- Exercise aim: Drop every picture, then transcribe the remaining data exactly.

- Supplied information:
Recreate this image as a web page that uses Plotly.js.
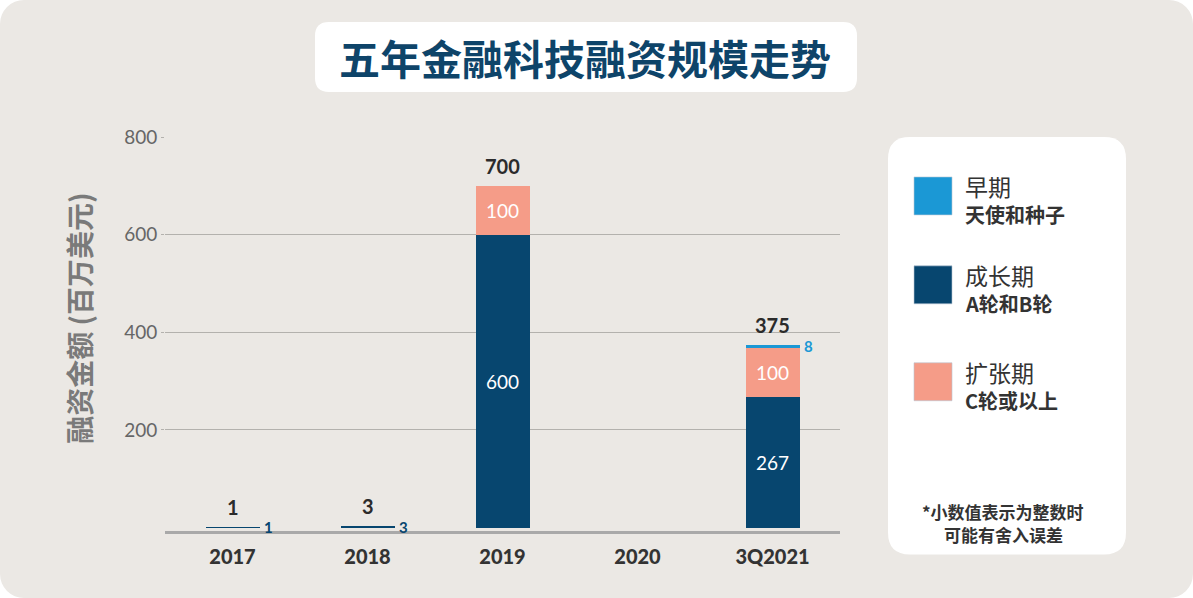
<!DOCTYPE html>
<html>
<head>
<meta charset="utf-8">
<script src="https://cdn.plot.ly/plotly-3.0.1.min.js"></script>
<style>
  html, body { margin: 0; padding: 0; background: #ffffff; }
  #wrap { width: 1193px; height: 598px; background: #ebe8e4; border-radius: 24px; overflow: hidden; }
  #chart { width: 1193px; height: 598px; }
</style>
</head>
<body>
<div id="wrap"><div id="chart"></div></div>
<script>
// ---- data ----
const categories = ['2017', '2018', '2019', '2020', '3Q2021'];
const growth = [1, 3, 600, 0, 267];       // 成长期 A轮和B轮
const expansion = [0, 0, 100, 0, 100];    // 扩张期 C轮或以上
const early = [0, 0, 0, 0, 8];            // 早期 天使和种子
const totals = [1, 3, 700, null, 375];
const yTicks = [200, 400, 600, 800];
const seriesNames = ['早期', '成长期', '扩张期'];
const seriesSubs = ['天使和种子', 'A轮和B轮', 'C轮或以上'];
const chartTitle = '五年金融科技融资规模走势';
const yTitle = '融资金额 (百万美元)';
const footnote = ['*小数值表示为整数时', '可能有舍入误差'];

// ---- styles ----
const C_EARLY = '#1b98d5', C_GROWTH = '#07466f', C_EXP = '#f59c88';
const LATIN = 'Lato, "Noto Sans CJK SC", sans-serif';
const CJK = '"Noto Sans CJK SC", sans-serif';

const PL = 165, PR = 840, PT = 137, PB = 531.4;
const fx = x => (x - PL) / (PR - PL);
const fy = y => (PB - y) / (PB - PT);

function roundRect(x0, y0, x1, y1, r) {
  const p = (x, y) => fx(x) + ',' + fy(y);
  return 'M' + p(x0 + r, y0) + ' L' + p(x1 - r, y0) + ' Q' + p(x1, y0) + ' ' + p(x1, y0 + r) +
    ' L' + p(x1, y1 - r) + ' Q' + p(x1, y1) + ' ' + p(x1 - r, y1) +
    ' L' + p(x0 + r, y1) + ' Q' + p(x0, y1) + ' ' + p(x0, y1 - r) +
    ' L' + p(x0, y0 + r) + ' Q' + p(x0, y0) + ' ' + p(x0 + r, y0) + ' Z';
}

const seriesVals = [growth, expansion, early];
const seriesCols = [C_GROWTH, C_EXP, C_EARLY];
const traces = seriesVals.map((vals, i) => ({
  type: 'bar', x: categories, y: vals.map(v => v > 0 ? v : null), width: 0.4,
  marker: { color: seriesCols[i], line: { width: 0 } },
  hoverinfo: 'skip', showlegend: false
}));

const annotations = [];
// segment labels (x given as category index)
const base = categories.map(() => 0);
seriesVals.forEach((vals, i) => {
  vals.forEach((v, j) => {
    if (v > 0) {
      const mid = base[j] + v / 2;
      if (v >= 50) {
        annotations.push({ x: j, y: mid, xref: 'x', yref: 'y', text: String(v), showarrow: false,
          xanchor: 'center', yanchor: 'middle',
          font: { family: LATIN, size: 19, color: '#ffffff' } });
      } else {
        annotations.push({ x: j, y: mid, xref: 'x', yref: 'y', text: '<b>' + v + '</b>', showarrow: false,
          xanchor: 'left', yanchor: 'middle', xshift: 29, font: { family: LATIN, size: 15, color: seriesCols[i] } });
      }
    }
    base[j] += v;
  });
});
// totals
totals.forEach((t, j) => {
  if (t !== null) {
    annotations.push({ x: j, y: t, xref: 'x', yref: 'y', text: '<b>' + t + '</b>', showarrow: false,
      xanchor: 'center', yanchor: 'bottom', yshift: 6, font: { family: LATIN, size: 20, color: '#2b2b2b' } });
  }
});
// title
annotations.push({ x: fx(585), y: fy(57), xref: 'paper', yref: 'paper', text: '<b>' + chartTitle + '</b>', showarrow: false,
  xanchor: 'center', yanchor: 'middle', font: { family: CJK, size: 41, color: '#0e4469' } });
// y title
annotations.push({ x: fx(79), y: fy(318), xref: 'paper', yref: 'paper', text: '<b>' + yTitle + '</b>', showarrow: false,
  xanchor: 'center', yanchor: 'middle', textangle: -90, font: { family: CJK, size: 28, color: '#7a7a7a' } });
// legend
const legendTops = [177, 266, 363];
const legendCols = [C_EARLY, C_GROWTH, C_EXP];
const shapes = [
  { type: 'path', xref: 'paper', yref: 'paper', path: roundRect(315, 22, 857, 92, 14), fillcolor: '#ffffff', line: { width: 0 }, layer: 'below' },
  { type: 'path', xref: 'paper', yref: 'paper', path: roundRect(888, 137, 1126, 555, 22), fillcolor: '#ffffff', line: { width: 0 }, layer: 'below' }
];
seriesNames.forEach((n, i) => {
  const t = legendTops[i];
  shapes.push({ type: 'rect', xref: 'paper', yref: 'paper', x0: fx(914), x1: fx(952), y0: fy(t), y1: fy(t + 38),
    fillcolor: legendCols[i], line: { color: 'rgba(185,198,212,0.6)', width: 1 } });
  annotations.push({ x: fx(963), y: fy(t + 9), xref: 'paper', yref: 'paper', xanchor: 'left', yanchor: 'middle', text: n, showarrow: false,
    font: { family: CJK, size: 23, color: '#333333' } });
  annotations.push({ x: fx(963), y: fy(t + 38), xref: 'paper', yref: 'paper', xanchor: 'left', yanchor: 'middle', text: '<b>' + seriesSubs[i] + '</b>', showarrow: false,
    font: { family: CJK, size: 20, color: '#333333' } });
});
footnote.forEach((line, i) => {
  annotations.push({ x: fx(1003), y: fy(512 + i * 23), xref: 'paper', yref: 'paper', xanchor: 'center', yanchor: 'middle',
    text: '<b>' + line + '</b>', showarrow: false, font: { family: CJK, size: 17, color: '#333333' } });
});

const layout = {
  width: 1193, height: 598,
  margin: { l: PL, r: 1193 - PR, t: PT, b: 598 - PB },
  paper_bgcolor: 'rgba(0,0,0,0)', plot_bgcolor: 'rgba(0,0,0,0)',
  barmode: 'stack',
  xaxis: {
    type: 'category', range: [-0.5, 4.5], showgrid: false, zeroline: false,
    showline: true, linecolor: '#a9a9a9', linewidth: 3,
    ticks: 'outside', ticklen: 6, tickcolor: 'rgba(0,0,0,0)',
    tickfont: { family: LATIN, size: 20, color: '#333333', weight: 900 }
  },
  yaxis: {
    range: [-7, 800], tickvals: yTicks, showgrid: true, gridcolor: '#b3b1ad', gridwidth: 1,
    zeroline: false, showline: false, ticks: 'outside', ticklen: 3, tickcolor: '#b3b1ad',
    tickfont: { family: LATIN, size: 19, color: '#666666' }
  },
  annotations: annotations,
  shapes: shapes
};

Plotly.newPlot('chart', traces, layout, { displayModeBar: false, staticPlot: true });
</script>
</body>
</html>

- Complete output:
Recreate this image as a web page that uses Plotly.js.
<!DOCTYPE html>
<html>
<head>
<meta charset="utf-8">
<script src="https://cdn.plot.ly/plotly-3.0.1.min.js"></script>
<style>
  html, body { margin: 0; padding: 0; background: #ffffff; }
  #wrap { width: 1193px; height: 598px; background: #ebe8e4; border-radius: 24px; overflow: hidden; }
  #chart { width: 1193px; height: 598px; }
</style>
</head>
<body>
<div id="wrap"><div id="chart"></div></div>
<script>
// ---- data ----
const categories = ['2017', '2018', '2019', '2020', '3Q2021'];
const growth = [1, 3, 600, 0, 267];       // 成长期 A轮和B轮
const expansion = [0, 0, 100, 0, 100];    // 扩张期 C轮或以上
const early = [0, 0, 0, 0, 8];            // 早期 天使和种子
const totals = [1, 3, 700, null, 375];
const yTicks = [200, 400, 600, 800];
const seriesNames = ['早期', '成长期', '扩张期'];
const seriesSubs = ['天使和种子', 'A轮和B轮', 'C轮或以上'];
const chartTitle = '五年金融科技融资规模走势';
const yTitle = '融资金额 (百万美元)';
const footnote = ['*小数值表示为整数时', '可能有舍入误差'];

// ---- styles ----
const C_EARLY = '#1b98d5', C_GROWTH = '#07466f', C_EXP = '#f59c88';
const LATIN = 'Lato, "Noto Sans CJK SC", sans-serif';
const CJK = '"Noto Sans CJK SC", sans-serif';

const PL = 165, PR = 840, PT = 137, PB = 531.4;
const fx = x => (x - PL) / (PR - PL);
const fy = y => (PB - y) / (PB - PT);

function roundRect(x0, y0, x1, y1, r) {
  const p = (x, y) => fx(x) + ',' + fy(y);
  return 'M' + p(x0 + r, y0) + ' L' + p(x1 - r, y0) + ' Q' + p(x1, y0) + ' ' + p(x1, y0 + r) +
    ' L' + p(x1, y1 - r) + ' Q' + p(x1, y1) + ' ' + p(x1 - r, y1) +
    ' L' + p(x0 + r, y1) + ' Q' + p(x0, y1) + ' ' + p(x0, y1 - r) +
    ' L' + p(x0, y0 + r) + ' Q' + p(x0, y0) + ' ' + p(x0 + r, y0) + ' Z';
}

const seriesVals = [growth, expansion, early];
const seriesCols = [C_GROWTH, C_EXP, C_EARLY];
const traces = seriesVals.map((vals, i) => ({
  type: 'bar', x: categories, y: vals.map(v => v > 0 ? v : null), width: 0.4,
  marker: { color: seriesCols[i], line: { width: 0 } },
  hoverinfo: 'skip', showlegend: false
}));

const annotations = [];
// segment labels (x given as category index)
const base = categories.map(() => 0);
seriesVals.forEach((vals, i) => {
  vals.forEach((v, j) => {
    if (v > 0) {
      const mid = base[j] + v / 2;
      if (v >= 50) {
        annotations.push({ x: j, y: mid, xref: 'x', yref: 'y', text: String(v), showarrow: false,
          xanchor: 'center', yanchor: 'middle',
          font: { family: LATIN, size: 19, color: '#ffffff' } });
      } else {
        annotations.push({ x: j, y: mid, xref: 'x', yref: 'y', text: '<b>' + v + '</b>', showarrow: false,
          xanchor: 'left', yanchor: 'middle', xshift: 29, font: { family: LATIN, size: 15, color: seriesCols[i] } });
      }
    }
    base[j] += v;
  });
});
// totals
totals.forEach((t, j) => {
  if (t !== null) {
    annotations.push({ x: j, y: t, xref: 'x', yref: 'y', text: '<b>' + t + '</b>', showarrow: false,
      xanchor: 'center', yanchor: 'bottom', yshift: 6, font: { family: LATIN, size: 20, color: '#2b2b2b' } });
  }
});
// title
annotations.push({ x: fx(585), y: fy(57), xref: 'paper', yref: 'paper', text: '<b>' + chartTitle + '</b>', showarrow: false,
  xanchor: 'center', yanchor: 'middle', font: { family: CJK, size: 41, color: '#0e4469' } });
// y title
annotations.push({ x: fx(79), y: fy(318), xref: 'paper', yref: 'paper', text: '<b>' + yTitle + '</b>', showarrow: false,
  xanchor: 'center', yanchor: 'middle', textangle: -90, font: { family: CJK, size: 28, color: '#7a7a7a' } });
// legend
const legendTops = [177, 266, 363];
const legendCols = [C_EARLY, C_GROWTH, C_EXP];
const shapes = [
  { type: 'path', xref: 'paper', yref: 'paper', path: roundRect(315, 22, 857, 92, 14), fillcolor: '#ffffff', line: { width: 0 }, layer: 'below' },
  { type: 'path', xref: 'paper', yref: 'paper', path: roundRect(888, 137, 1126, 555, 22), fillcolor: '#ffffff', line: { width: 0 }, layer: 'below' }
];
seriesNames.forEach((n, i) => {
  const t = legendTops[i];
  shapes.push({ type: 'rect', xref: 'paper', yref: 'paper', x0: fx(914), x1: fx(952), y0: fy(t), y1: fy(t + 38),
    fillcolor: legendCols[i], line: { color: 'rgba(185,198,212,0.6)', width: 1 } });
  annotations.push({ x: fx(963), y: fy(t + 9), xref: 'paper', yref: 'paper', xanchor: 'left', yanchor: 'middle', text: n, showarrow: false,
    font: { family: CJK, size: 23, color: '#333333' } });
  annotations.push({ x: fx(963), y: fy(t + 38), xref: 'paper', yref: 'paper', xanchor: 'left', yanchor: 'middle', text: '<b>' + seriesSubs[i] + '</b>', showarrow: false,
    font: { family: CJK, size: 20, color: '#333333' } });
});
footnote.forEach((line, i) => {
  annotations.push({ x: fx(1003), y: fy(512 + i * 23), xref: 'paper', yref: 'paper', xanchor: 'center', yanchor: 'middle',
    text: '<b>' + line + '</b>', showarrow: false, font: { family: CJK, size: 17, color: '#333333' } });
});

const layout = {
  width: 1193, height: 598,
  margin: { l: PL, r: 1193 - PR, t: PT, b: 598 - PB },
  paper_bgcolor: 'rgba(0,0,0,0)', plot_bgcolor: 'rgba(0,0,0,0)',
  barmode: 'stack',
  xaxis: {
    type: 'category', range: [-0.5, 4.5], showgrid: false, zeroline: false,
    showline: true, linecolor: '#a9a9a9', linewidth: 3,
    ticks: 'outside', ticklen: 6, tickcolor: 'rgba(0,0,0,0)',
    tickfont: { family: LATIN, size: 20, color: '#333333', weight: 900 }
  },
  yaxis: {
    range: [-7, 800], tickvals: yTicks, showgrid: true, gridcolor: '#b3b1ad', gridwidth: 1,
    zeroline: false, showline: false, ticks: 'outside', ticklen: 3, tickcolor: '#b3b1ad',
    tickfont: { family: LATIN, size: 19, color: '#666666' }
  },
  annotations: annotations,
  shapes: shapes
};

Plotly.newPlot('chart', traces, layout, { displayModeBar: false, staticPlot: true });
</script>
</body>
</html>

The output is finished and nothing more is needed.